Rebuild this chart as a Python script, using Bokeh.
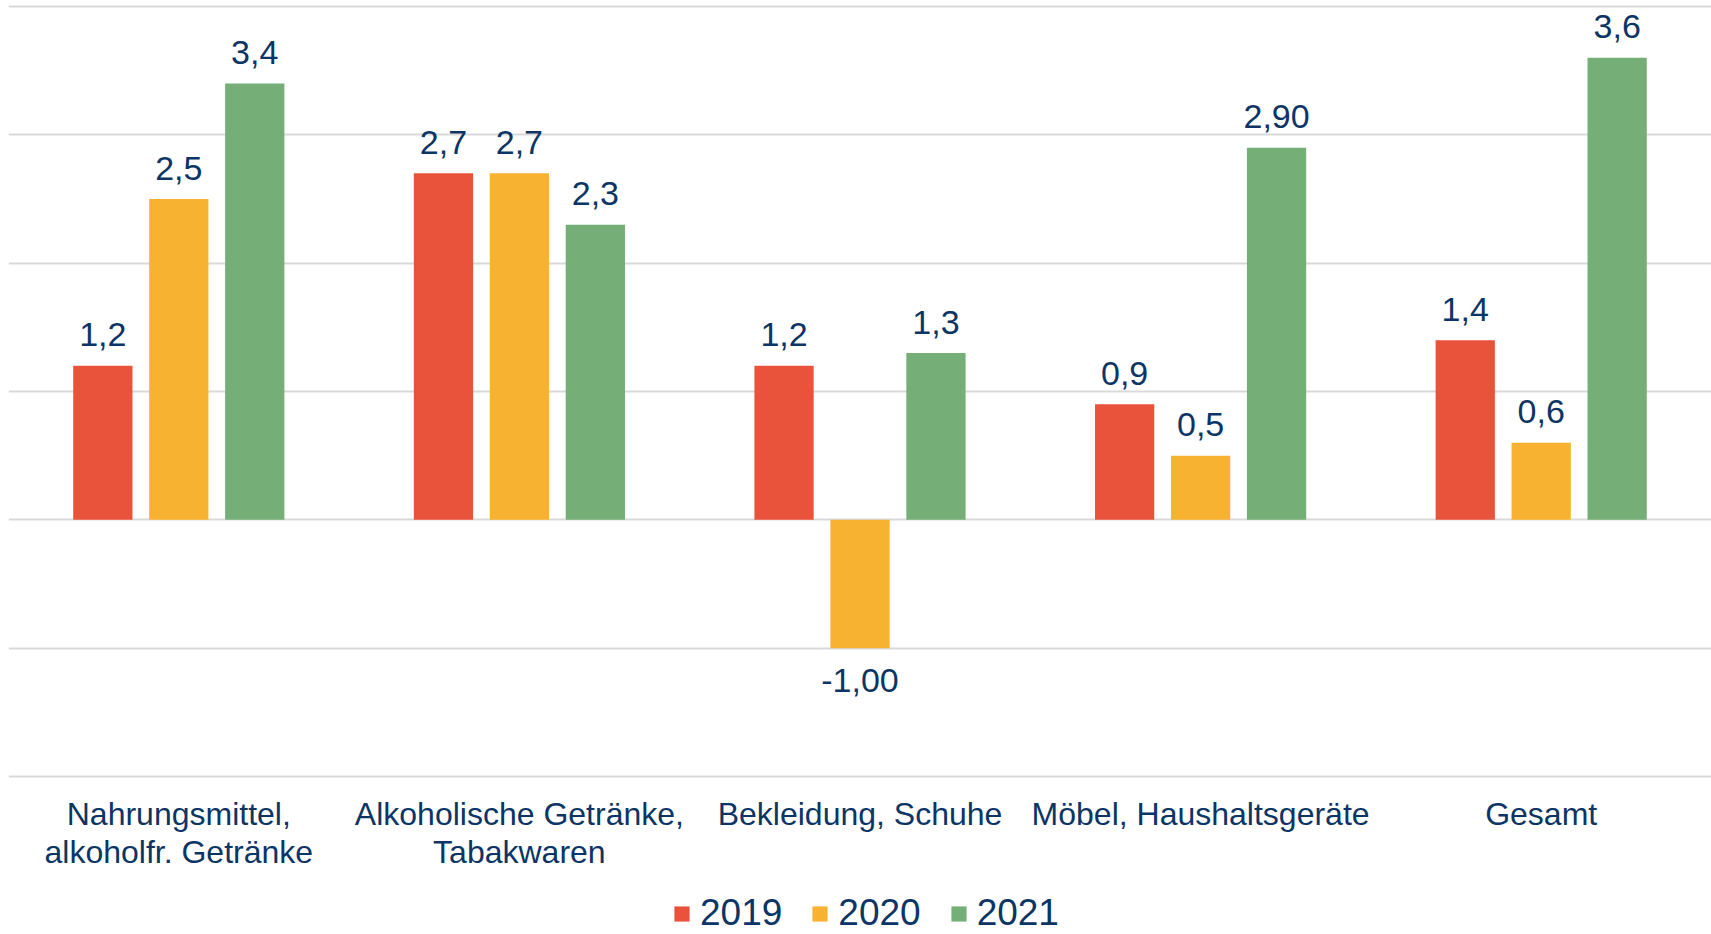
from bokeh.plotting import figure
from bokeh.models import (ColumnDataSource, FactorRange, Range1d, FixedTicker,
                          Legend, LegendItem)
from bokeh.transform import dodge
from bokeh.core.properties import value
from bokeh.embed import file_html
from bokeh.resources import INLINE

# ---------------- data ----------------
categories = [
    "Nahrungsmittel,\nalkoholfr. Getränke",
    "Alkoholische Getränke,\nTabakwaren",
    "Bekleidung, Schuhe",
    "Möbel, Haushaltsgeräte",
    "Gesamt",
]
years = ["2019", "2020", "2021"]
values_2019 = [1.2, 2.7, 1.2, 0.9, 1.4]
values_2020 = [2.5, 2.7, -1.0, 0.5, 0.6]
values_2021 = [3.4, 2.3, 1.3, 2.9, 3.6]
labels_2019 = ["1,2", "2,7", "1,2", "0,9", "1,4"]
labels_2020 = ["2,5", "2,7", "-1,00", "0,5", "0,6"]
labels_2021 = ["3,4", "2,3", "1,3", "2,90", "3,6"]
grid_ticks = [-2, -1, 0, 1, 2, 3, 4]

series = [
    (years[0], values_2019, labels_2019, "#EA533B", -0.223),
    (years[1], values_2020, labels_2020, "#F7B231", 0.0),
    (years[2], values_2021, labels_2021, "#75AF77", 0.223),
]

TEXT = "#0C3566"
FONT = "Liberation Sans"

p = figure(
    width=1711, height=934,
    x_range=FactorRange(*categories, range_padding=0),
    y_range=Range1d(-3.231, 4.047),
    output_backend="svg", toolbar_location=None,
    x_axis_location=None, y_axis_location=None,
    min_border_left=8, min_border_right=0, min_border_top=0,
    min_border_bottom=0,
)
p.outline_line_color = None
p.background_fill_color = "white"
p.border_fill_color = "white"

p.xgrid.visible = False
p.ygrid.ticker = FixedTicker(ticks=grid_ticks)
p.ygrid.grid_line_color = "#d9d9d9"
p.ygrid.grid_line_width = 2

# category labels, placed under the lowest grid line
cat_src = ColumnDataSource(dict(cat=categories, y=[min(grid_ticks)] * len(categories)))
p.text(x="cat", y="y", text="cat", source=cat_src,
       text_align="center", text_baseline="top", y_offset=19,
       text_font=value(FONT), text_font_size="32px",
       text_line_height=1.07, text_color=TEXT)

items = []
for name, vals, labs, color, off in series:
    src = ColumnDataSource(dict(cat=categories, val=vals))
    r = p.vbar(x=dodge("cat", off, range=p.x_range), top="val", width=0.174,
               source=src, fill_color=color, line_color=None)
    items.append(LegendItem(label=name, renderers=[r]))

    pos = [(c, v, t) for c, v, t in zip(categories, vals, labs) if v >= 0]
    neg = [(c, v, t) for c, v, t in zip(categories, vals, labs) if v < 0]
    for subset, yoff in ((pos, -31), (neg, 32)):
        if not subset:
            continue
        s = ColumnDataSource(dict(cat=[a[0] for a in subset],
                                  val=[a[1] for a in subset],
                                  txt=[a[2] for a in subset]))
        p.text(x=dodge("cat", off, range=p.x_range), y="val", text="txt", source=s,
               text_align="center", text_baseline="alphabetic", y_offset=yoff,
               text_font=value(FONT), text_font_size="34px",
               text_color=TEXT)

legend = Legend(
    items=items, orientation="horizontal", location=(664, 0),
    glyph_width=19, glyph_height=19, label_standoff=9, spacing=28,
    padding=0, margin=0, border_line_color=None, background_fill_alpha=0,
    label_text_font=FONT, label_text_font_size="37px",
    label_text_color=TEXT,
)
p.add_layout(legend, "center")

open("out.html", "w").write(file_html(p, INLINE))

__Task details__
Every line of the data should be copied as it stands, without the images.

__Exercise solution__
Rebuild this chart as a Python script, using Bokeh.
from bokeh.plotting import figure
from bokeh.models import (ColumnDataSource, FactorRange, Range1d, FixedTicker,
                          Legend, LegendItem)
from bokeh.transform import dodge
from bokeh.core.properties import value
from bokeh.embed import file_html
from bokeh.resources import INLINE

# ---------------- data ----------------
categories = [
    "Nahrungsmittel,\nalkoholfr. Getränke",
    "Alkoholische Getränke,\nTabakwaren",
    "Bekleidung, Schuhe",
    "Möbel, Haushaltsgeräte",
    "Gesamt",
]
years = ["2019", "2020", "2021"]
values_2019 = [1.2, 2.7, 1.2, 0.9, 1.4]
values_2020 = [2.5, 2.7, -1.0, 0.5, 0.6]
values_2021 = [3.4, 2.3, 1.3, 2.9, 3.6]
labels_2019 = ["1,2", "2,7", "1,2", "0,9", "1,4"]
labels_2020 = ["2,5", "2,7", "-1,00", "0,5", "0,6"]
labels_2021 = ["3,4", "2,3", "1,3", "2,90", "3,6"]
grid_ticks = [-2, -1, 0, 1, 2, 3, 4]

series = [
    (years[0], values_2019, labels_2019, "#EA533B", -0.223),
    (years[1], values_2020, labels_2020, "#F7B231", 0.0),
    (years[2], values_2021, labels_2021, "#75AF77", 0.223),
]

TEXT = "#0C3566"
FONT = "Liberation Sans"

p = figure(
    width=1711, height=934,
    x_range=FactorRange(*categories, range_padding=0),
    y_range=Range1d(-3.231, 4.047),
    output_backend="svg", toolbar_location=None,
    x_axis_location=None, y_axis_location=None,
    min_border_left=8, min_border_right=0, min_border_top=0,
    min_border_bottom=0,
)
p.outline_line_color = None
p.background_fill_color = "white"
p.border_fill_color = "white"

p.xgrid.visible = False
p.ygrid.ticker = FixedTicker(ticks=grid_ticks)
p.ygrid.grid_line_color = "#d9d9d9"
p.ygrid.grid_line_width = 2

# category labels, placed under the lowest grid line
cat_src = ColumnDataSource(dict(cat=categories, y=[min(grid_ticks)] * len(categories)))
p.text(x="cat", y="y", text="cat", source=cat_src,
       text_align="center", text_baseline="top", y_offset=19,
       text_font=value(FONT), text_font_size="32px",
       text_line_height=1.07, text_color=TEXT)

items = []
for name, vals, labs, color, off in series:
    src = ColumnDataSource(dict(cat=categories, val=vals))
    r = p.vbar(x=dodge("cat", off, range=p.x_range), top="val", width=0.174,
               source=src, fill_color=color, line_color=None)
    items.append(LegendItem(label=name, renderers=[r]))

    pos = [(c, v, t) for c, v, t in zip(categories, vals, labs) if v >= 0]
    neg = [(c, v, t) for c, v, t in zip(categories, vals, labs) if v < 0]
    for subset, yoff in ((pos, -31), (neg, 32)):
        if not subset:
            continue
        s = ColumnDataSource(dict(cat=[a[0] for a in subset],
                                  val=[a[1] for a in subset],
                                  txt=[a[2] for a in subset]))
        p.text(x=dodge("cat", off, range=p.x_range), y="val", text="txt", source=s,
               text_align="center", text_baseline="alphabetic", y_offset=yoff,
               text_font=value(FONT), text_font_size="34px",
               text_color=TEXT)

legend = Legend(
    items=items, orientation="horizontal", location=(664, 0),
    glyph_width=19, glyph_height=19, label_standoff=9, spacing=28,
    padding=0, margin=0, border_line_color=None, background_fill_alpha=0,
    label_text_font=FONT, label_text_font_size="37px",
    label_text_color=TEXT,
)
p.add_layout(legend, "center")

open("out.html", "w").write(file_html(p, INLINE))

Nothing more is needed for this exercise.